How Netflix Reverse-Engineered Hollywood

To understand how people look for movies, the video service created 76,897 micro-genres. We took the genre descriptions, broke them down to their key words … and built our own new-genre generator.

If you use Netflix, you've probably wondered about the specific genres that it suggests to you. Some of them just seem so specific that it's absurd. Emotional Fight-the-System Documentaries? Period Pieces About Royalty Based on Real Life? Foreign Satanic Stories from the 1980s?

If Netflix can show such tiny slices of cinema to any given user, and they have 40 million users, how vast did their set of "personalized genres" need to be to describe the entire Hollywood universe?

This idle wonder turned to rabid fascination when I realized that I could capture each and every microgenre that Netflix's algorithm has ever created.

Through a combination of elbow grease and spam-level repetition, we discovered that Netflix possesses not several hundred genres, or even several thousand, but 76,897 unique ways to describe types of movies.

There are so many that just loading, copying, and pasting all of them took the little script I wrote more than 20 hours.

We've now spent several weeks understanding, analyzing, and reverse-engineering how Netflix's vocabulary and grammar work. We've broken down its most popular descriptions, and counted its most popular actors and directors.

To my (and Netflix's) knowledge, no one outside the company has ever assembled this data before.

What emerged from the work is this conclusion: Netflix has meticulously analyzed and tagged every movie and TV show imaginable. They possess a stockpile of data about Hollywood entertainment that is absolutely unprecedented. The genres that I scraped and that we caricature above are just the surface manifestation of this deeper database.

Netflix cooperated with my quest to understand what they internally call "altgenres," and made VP of product innovation Todd Yellin, the man who conceived of the system, available for an in-depth interview.
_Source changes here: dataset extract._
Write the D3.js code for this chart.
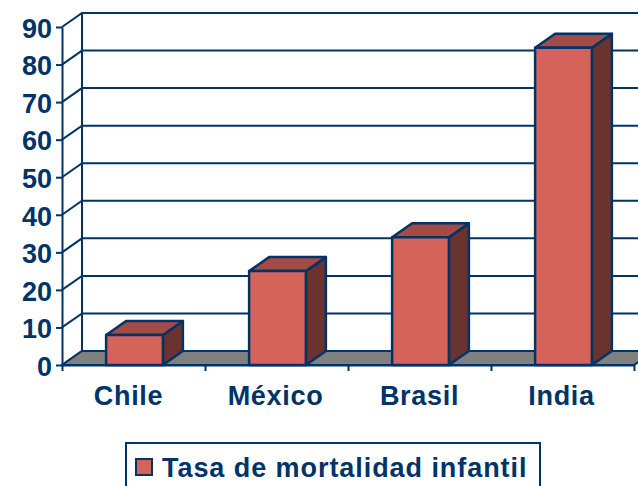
<!DOCTYPE html>
<html><head><meta charset="utf-8">
<script src="https://cdn.jsdelivr.net/npm/d3@7"></script>
<style>
html,body{margin:0;padding:0;background:#fff;overflow:hidden}
svg{display:block}
text{font-family:"Liberation Sans",Arial,sans-serif;font-weight:bold;fill:#003366}
</style></head><body>
<svg id="c" width="638" height="486"></svg>
<script>
const categories = ["Chile","México","Brasil","India"];
const seriesName = "Tasa de mortalidad infantil";
const values = [8,25,34,84.5];
const yTicks = [0,10,20,30,40,50,60,70,80,90];

const NAVY="#003366", FRONT="#d6635a", TOP="#a34c46", SIDE="#6b332f", FLOOR="#808080";
const dx=20, dy=-14;
const labelNudge=[-5,-1,0,-1];
const svg=d3.select("#c");
const x=d3.scaleBand().domain(categories).range([62,634]).paddingInner(0).paddingOuter(0);
const y=d3.scaleLinear().domain([0,90]).range([365,27]);
const barW=x.bandwidth()*0.397;
const line=d3.line();

const g=svg.append("g").attr("fill","none").attr("stroke",NAVY).attr("stroke-width",2);
yTicks.forEach(t=>{
  g.append("path").attr("d",line([[x.range()[0],y(t)],[x.range()[0]+dx,y(t)+dy],[x.range()[1]+dx,y(t)+dy]]));
});
g.append("path").attr("d",line([[x.range()[0]+dx,y(0)+dy],[x.range()[0]+dx,y(90)+dy]]));
svg.append("path").attr("fill",FLOOR).attr("stroke",NAVY).attr("stroke-width",2)
  .attr("d",line([[x.range()[0],y(0)],[x.range()[0]+dx,y(0)+dy],[x.range()[1]+dx,y(0)+dy],[x.range()[1],y(0)]])+"Z");

const bars=svg.selectAll("g.bar").data(values).join("g").attr("class","bar")
  .attr("stroke",NAVY).attr("stroke-width",2.5).attr("stroke-linejoin","round");
const bx=(d,i)=>x(categories[i])+(x.bandwidth()-barW)/2+1;
bars.append("path").attr("fill",SIDE).attr("d",(d,i)=>{const a=bx(d,i)+barW;
  return line([[a,y(0)],[a+dx,y(0)+dy],[a+dx,y(d)+dy],[a,y(d)]])+"Z";});
bars.append("path").attr("fill",TOP).attr("d",(d,i)=>{const a=bx(d,i);
  return line([[a,y(d)],[a+dx,y(d)+dy],[a+barW+dx,y(d)+dy],[a+barW,y(d)]])+"Z";});
bars.append("rect").attr("fill",FRONT).attr("x",bx).attr("y",d=>y(d)).attr("width",barW).attr("height",d=>y(0)-y(d));

const ay=svg.append("g").attr("transform","translate(62,0)")
  .call(d3.axisLeft(y).tickValues(yTicks).tickSize(6).tickPadding(4).tickSizeOuter(0));
ay.selectAll("path,line").attr("stroke",NAVY).attr("stroke-width",2);
ay.selectAll("text").style("font-size","27px").attr("dy","0.38em");

const tickPos=d3.scalePoint().domain(d3.range(categories.length+1)).range(x.range());
const ax=svg.append("g").attr("transform","translate(0,365)")
  .call(d3.axisBottom(tickPos).tickSize(6).tickFormat("").tickSizeOuter(0));
ax.selectAll("path,line").attr("stroke",NAVY).attr("stroke-width",2);
svg.selectAll("text.cat").data(categories).join("text").attr("class","cat")
  .attr("x",(d,i)=>x(d)+x.bandwidth()/2+labelNudge[i]).attr("y",405).attr("text-anchor","middle")
  .style("font-size","27px").style("letter-spacing","0.7px").text(d=>d);

const lg=svg.append("g");
lg.append("rect").attr("x",126).attr("y",443).attr("width",414).attr("height",50)
  .attr("fill","#fff").attr("stroke",NAVY).attr("stroke-width",2);
lg.append("rect").attr("x",136).attr("y",459).attr("width",16).attr("height",16)
  .attr("fill",FRONT).attr("stroke",NAVY).attr("stroke-width",2);
lg.append("text").attr("x",162).attr("y",477).style("font-size","27px").style("letter-spacing","0.94px").text(seriesName);
</script></body></html>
Georgia Tech professor and Atlantic contributing editor, Ian Bogost, worked closely with me recreating the Netflix grammar, and he programmed the magical genre generator above.

If we reverse-engineered Yellin’s system, it was Yellin himself who imagined a much more ambitious reverse-engineering process. Using large teams of people specially trained to watch movies, Netflix deconstructed Hollywood. They paid people to watch films and tag them with all kinds of metadata. This process is so sophisticated and precise that taggers receive a 36-page training document that teaches them how to rate movies on their sexually suggestive content, goriness, romance levels, and even narrative elements like plot conclusiveness.

They capture dozens of different movie attributes. They even rate the moral status of characters. When these tags are combined with millions of users viewing habits, they become Netflix's competitive advantage. The company's main goal as a business is to gain and retain subscribers. And the genres that it displays to people are a key part of that strategy. "Members connect with these [genre] rows so well that we measure an increase in member. The better Netflix shows that it knows you, the likelier you are to stick around.